Actually, if you want transparent access control, it's not the presentation part that's of concern, it's the authentication framework. In other words, what's really meant here is Container Based Authentication being used with an authentication Form as opposed to a Dialog or other request for credentials.
And, as far as this being server-dependent, container-based authentication is part of the
J2EE standard as expressed in the schema (formerly DTD) for web.xml. I know of no modern server, be it simple (Tomcat, Jetty) or full (WebLogic,
JBoss, WebSphere or JOnAS) where you would be obliged to make any mods to the deployable
unit when you ported the app.
Different appservers have different ways (often multiple ways) to configure the container's authorization configuration, but that's an operational concern, not a software design consideration.

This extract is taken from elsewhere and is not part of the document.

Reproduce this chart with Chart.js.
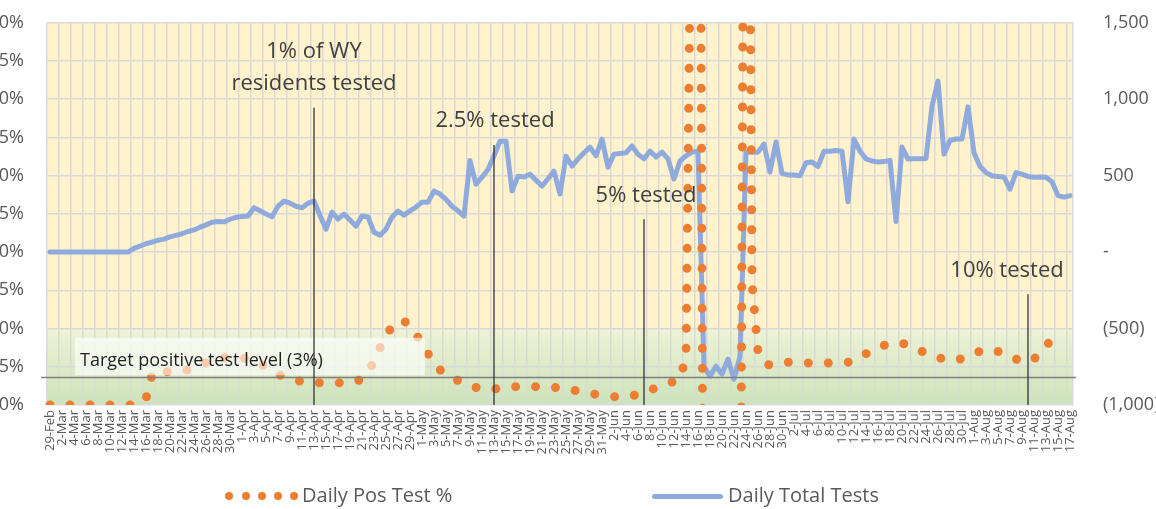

As a matter of fact, at the moment I'm in the process of converting our apps from container-based database security to container-based Active Directory security. The only changes that I've been forced to make to the apps are those where the original design used foreign keys on the application schema to refer to user definition tables now being replaced with LDAP entries. Which would be an issue whether we'd used container security, wrapper security (filters), or security coded internal to the apps.
I do make one qualification to this assertion. In Tomcat4, I discovered that it wasn't a good idea to include external references (CSS, graphics, etc) on the login forms themselves, since the diverter wasn't handling them properly. So my login pages are all self-contained.